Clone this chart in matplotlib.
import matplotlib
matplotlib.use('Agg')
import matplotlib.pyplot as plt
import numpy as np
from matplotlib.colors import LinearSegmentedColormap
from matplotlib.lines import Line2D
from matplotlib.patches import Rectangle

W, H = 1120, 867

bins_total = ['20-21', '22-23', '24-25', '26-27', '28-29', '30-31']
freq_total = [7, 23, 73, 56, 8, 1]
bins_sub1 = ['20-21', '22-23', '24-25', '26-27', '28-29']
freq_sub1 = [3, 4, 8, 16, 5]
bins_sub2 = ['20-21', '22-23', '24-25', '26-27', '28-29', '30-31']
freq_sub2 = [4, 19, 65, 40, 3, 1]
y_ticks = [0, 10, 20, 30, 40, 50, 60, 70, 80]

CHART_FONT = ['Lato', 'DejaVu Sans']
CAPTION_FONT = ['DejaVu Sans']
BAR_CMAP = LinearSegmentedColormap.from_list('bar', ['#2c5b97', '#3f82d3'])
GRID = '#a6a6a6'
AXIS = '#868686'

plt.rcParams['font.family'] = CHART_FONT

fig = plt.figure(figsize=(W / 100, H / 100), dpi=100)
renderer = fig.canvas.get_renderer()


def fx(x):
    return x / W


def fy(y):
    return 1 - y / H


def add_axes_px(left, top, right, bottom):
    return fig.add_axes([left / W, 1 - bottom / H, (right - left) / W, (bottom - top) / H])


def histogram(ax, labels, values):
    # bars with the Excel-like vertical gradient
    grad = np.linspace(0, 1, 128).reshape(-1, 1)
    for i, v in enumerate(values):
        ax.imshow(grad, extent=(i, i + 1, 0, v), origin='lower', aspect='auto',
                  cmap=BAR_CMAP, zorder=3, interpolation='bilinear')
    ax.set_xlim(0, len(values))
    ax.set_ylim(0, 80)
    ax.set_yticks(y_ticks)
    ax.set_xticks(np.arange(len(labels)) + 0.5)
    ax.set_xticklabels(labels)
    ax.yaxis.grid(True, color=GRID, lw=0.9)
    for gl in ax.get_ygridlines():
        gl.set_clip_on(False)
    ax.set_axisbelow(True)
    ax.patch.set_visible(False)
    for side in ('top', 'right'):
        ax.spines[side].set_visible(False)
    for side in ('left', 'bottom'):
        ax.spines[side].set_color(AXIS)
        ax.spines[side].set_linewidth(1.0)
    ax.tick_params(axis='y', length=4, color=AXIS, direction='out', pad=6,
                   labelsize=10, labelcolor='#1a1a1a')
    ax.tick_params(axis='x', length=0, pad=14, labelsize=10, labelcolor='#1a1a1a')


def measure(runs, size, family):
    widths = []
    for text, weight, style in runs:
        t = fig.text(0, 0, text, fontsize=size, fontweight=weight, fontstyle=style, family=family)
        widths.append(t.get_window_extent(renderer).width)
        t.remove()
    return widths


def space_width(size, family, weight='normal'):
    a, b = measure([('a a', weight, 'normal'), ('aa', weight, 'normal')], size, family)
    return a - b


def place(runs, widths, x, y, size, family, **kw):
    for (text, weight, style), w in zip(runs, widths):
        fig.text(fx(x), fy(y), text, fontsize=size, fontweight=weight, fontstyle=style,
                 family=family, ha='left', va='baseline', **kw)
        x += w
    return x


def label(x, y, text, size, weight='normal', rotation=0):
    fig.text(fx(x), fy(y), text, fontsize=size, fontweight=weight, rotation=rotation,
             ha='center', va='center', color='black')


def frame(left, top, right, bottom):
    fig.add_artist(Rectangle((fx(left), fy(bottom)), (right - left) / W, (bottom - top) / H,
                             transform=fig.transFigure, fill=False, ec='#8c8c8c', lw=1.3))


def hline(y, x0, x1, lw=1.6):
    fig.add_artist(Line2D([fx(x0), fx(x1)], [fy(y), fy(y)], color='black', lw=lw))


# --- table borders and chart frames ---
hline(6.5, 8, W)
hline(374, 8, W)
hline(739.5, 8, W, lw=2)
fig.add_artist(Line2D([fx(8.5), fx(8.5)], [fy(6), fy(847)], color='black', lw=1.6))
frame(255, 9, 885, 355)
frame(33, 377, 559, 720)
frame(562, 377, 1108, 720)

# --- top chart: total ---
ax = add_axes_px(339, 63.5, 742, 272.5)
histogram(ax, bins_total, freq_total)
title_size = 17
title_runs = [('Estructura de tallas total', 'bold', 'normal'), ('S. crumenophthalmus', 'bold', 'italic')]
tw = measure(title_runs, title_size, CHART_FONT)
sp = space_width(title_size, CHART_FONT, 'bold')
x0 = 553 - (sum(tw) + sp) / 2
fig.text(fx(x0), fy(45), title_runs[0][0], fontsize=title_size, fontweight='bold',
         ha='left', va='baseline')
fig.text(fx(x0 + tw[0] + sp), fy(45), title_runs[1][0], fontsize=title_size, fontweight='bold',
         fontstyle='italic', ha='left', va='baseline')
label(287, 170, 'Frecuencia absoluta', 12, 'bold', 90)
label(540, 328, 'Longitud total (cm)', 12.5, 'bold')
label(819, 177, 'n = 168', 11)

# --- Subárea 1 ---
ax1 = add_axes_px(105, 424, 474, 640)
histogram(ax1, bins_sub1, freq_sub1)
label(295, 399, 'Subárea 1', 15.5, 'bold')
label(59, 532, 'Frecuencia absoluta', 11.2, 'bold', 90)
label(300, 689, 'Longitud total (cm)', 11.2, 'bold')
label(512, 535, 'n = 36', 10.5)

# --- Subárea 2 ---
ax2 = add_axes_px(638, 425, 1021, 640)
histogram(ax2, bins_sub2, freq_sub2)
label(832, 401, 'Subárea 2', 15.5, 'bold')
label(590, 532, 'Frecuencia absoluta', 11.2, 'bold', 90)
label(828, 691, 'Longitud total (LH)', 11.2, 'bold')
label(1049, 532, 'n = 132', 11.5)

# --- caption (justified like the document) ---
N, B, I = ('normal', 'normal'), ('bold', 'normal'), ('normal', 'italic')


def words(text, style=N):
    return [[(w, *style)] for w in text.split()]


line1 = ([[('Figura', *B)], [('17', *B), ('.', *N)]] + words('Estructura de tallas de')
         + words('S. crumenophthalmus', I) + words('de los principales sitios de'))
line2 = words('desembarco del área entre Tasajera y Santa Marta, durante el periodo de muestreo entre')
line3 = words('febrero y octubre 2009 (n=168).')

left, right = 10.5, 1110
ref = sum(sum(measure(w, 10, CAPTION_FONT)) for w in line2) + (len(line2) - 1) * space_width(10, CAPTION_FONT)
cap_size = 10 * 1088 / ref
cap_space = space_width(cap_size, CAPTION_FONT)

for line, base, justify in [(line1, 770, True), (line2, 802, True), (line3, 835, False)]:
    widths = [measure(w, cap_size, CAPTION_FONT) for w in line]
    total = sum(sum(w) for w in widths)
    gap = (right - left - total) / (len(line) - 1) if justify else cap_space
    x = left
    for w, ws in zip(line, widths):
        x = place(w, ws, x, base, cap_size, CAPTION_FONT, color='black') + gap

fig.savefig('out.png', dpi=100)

SET EXERCISE: Give back exactly the material above from its opening line to the line bearing "y_ticks = [0, 10, 20, 30, 40, 50, 60, 70, 80]".

THE RESPONSE:
Clone this chart in matplotlib.
import matplotlib
matplotlib.use('Agg')
import matplotlib.pyplot as plt
import numpy as np
from matplotlib.colors import LinearSegmentedColormap
from matplotlib.lines import Line2D
from matplotlib.patches import Rectangle

W, H = 1120, 867

bins_total = ['20-21', '22-23', '24-25', '26-27', '28-29', '30-31']
freq_total = [7, 23, 73, 56, 8, 1]
bins_sub1 = ['20-21', '22-23', '24-25', '26-27', '28-29']
freq_sub1 = [3, 4, 8, 16, 5]
bins_sub2 = ['20-21', '22-23', '24-25', '26-27', '28-29', '30-31']
freq_sub2 = [4, 19, 65, 40, 3, 1]
y_ticks = [0, 10, 20, 30, 40, 50, 60, 70, 80]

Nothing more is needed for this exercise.